The Videographic Essay: Practice and Pedagogy

Videographic Trailers

This assignment transformed the most over the multiple workshops. For the first year, we asked the participants to produce a sixty- to ninety-second ‘alternative’ trailer with the following constraints: the videos should use precisely three on-screen titles consisting of no more than five words each; and the videos should include at least three different transitions in addition to straight cuts. Further, each participant received one additional parameter from among these: all images must be of characters in motion; no close-ups of people, only objects; no shots using camera movement; shots can include no more than one person. The goal was to encourage the production of trailers which did not focus on story—which were not a narrative ‘preview’ of the film in question—but rather which highlighted other aspects of the film, such as its visual and aural patterns or its tone. The results were decidedly mixed, with some of the best trailers included below.

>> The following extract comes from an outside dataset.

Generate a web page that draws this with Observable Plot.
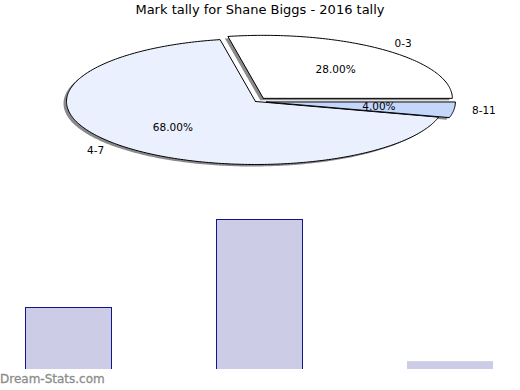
<!DOCTYPE html>
<html><head><meta charset="utf-8">
<script src="https://cdn.jsdelivr.net/npm/d3@7"></script>
<script src="https://cdn.jsdelivr.net/npm/@observablehq/plot@0.6"></script>
<style>
body{margin:0;background:#fff;font-family:"DejaVu Sans",sans-serif;}
#wrap{position:relative;width:520px;height:390px;overflow:hidden;background:#fff}
#title{position:absolute;left:0;top:1px;width:520px;text-align:center;font-size:13px;color:#000;line-height:18px}
#pie{position:absolute;left:0;top:0}
#bars{position:absolute;left:0;top:200px}
#wm{position:absolute;left:0;top:371px;font-size:12px;color:#8c8c8c;line-height:16px;-webkit-text-stroke:0.3px #8c8c8c}
</style></head><body>
<div id="wrap"><div id="pie"></div><div id="bars"></div><div id="title">Mark tally for Shane Biggs - 2016 tally</div><div id="wm">Dream-Stats.com</div></div>
<script>
const categories = ["0-3", "4-7", "8-11"];
const counts = [7, 17, 1];
const sliceColors = ["#ffffff", "#eaf0fd", "#c4d7fb"];
const explode = [0.065, 0, 0.058];

const total = d3.sum(counts);
const cum = [0, ...d3.cumsum(counts)];
const slices = categories.map((c, i) => {
  const a0 = 2 * Math.PI * cum[i] / total;
  const a1 = 2 * Math.PI * cum[i + 1] / total;
  const am = (a0 + a1) / 2;
  const ox = explode[i] * Math.cos(am), oy = explode[i] * Math.sin(am);
  const n = Math.max(4, Math.ceil((a1 - a0) / (Math.PI / 180)));
  const pts = [{x: ox, y: oy}];
  for (let k = 0; k <= n; k++) {
    const a = a0 + (a1 - a0) * k / n;
    pts.push({x: ox + Math.cos(a), y: oy + Math.sin(a)});
  }
  pts.push({x: ox, y: oy});
  return {cat: c, count: counts[i], pct: (counts[i] / total * 100).toFixed(2) + "%", am, ox, oy, pts, color: sliceColors[i]};
});

const pie = Plot.plot({
  width: 520, height: 200, margin: 0,
  x: {domain: [-1, 1], range: [66, 444], axis: null},
  y: {domain: [-1, 1], range: [164, 38], axis: null},
  marks: [
    ...slices.map(s => Plot.line(s.pts, {x: "x", y: "y", fill: "#8a8a8a", stroke: "none", dx: -3, dy: 2})),
    ...slices.map(s => Plot.line(s.pts, {x: "x", y: "y", fill: s.color, stroke: "#000", strokeWidth: 1})),
    Plot.text(slices, {x: d => d.ox + 0.6 * Math.cos(d.am), y: d => d.oy + 0.6 * Math.sin(d.am), text: "pct", fontSize: 10.5, fill: "#000", fontFamily: "DejaVu Sans"}),
    Plot.text(slices, {x: d => d.ox + 1.16 * Math.cos(d.am), y: d => d.oy + 1.13 * Math.sin(d.am), text: "cat", fontSize: 10.5, fill: "#000", fontFamily: "DejaVu Sans"})
  ]
});
document.getElementById("pie").appendChild(pie);

const rows = categories.map((c, i) => ({cat: c, count: counts[i]}));
const bars = Plot.plot({
  width: 520, height: 169, margin: 0,
  x: {domain: categories, range: [25, 493], paddingInner: 0.55, paddingOuter: 0, axis: null},
  y: {domain: [0, 17], range: [170, 19], axis: null},
  marks: [
    Plot.barY(rows, {x: "cat", y: "count", fill: "#ccccE6"}),
    Plot.barY(rows, {x: "cat", y: "count", fill: "none", stroke: "#14148e", strokeWidth: 1, shapeRendering: "crispEdges", filter: d => d.count > 1})
  ]
});
document.getElementById("bars").appendChild(bars);
</script>
</body></html>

For future workshops, we revised the assignment to create videographic Abstract Trailers. This form asked participants to consider features of both the scholarly abstract (subject and critical approach) and the motion picture trailer (style and tone). One key goal of this video, as with a movie preview, was to make others want to see your final project. We asked participants to spend the weekend producing an abstract trailer, lasting no more than two minutes, of their final videographic project. These videos proved to be more successful and helped set participants up to succeed on their final video essays.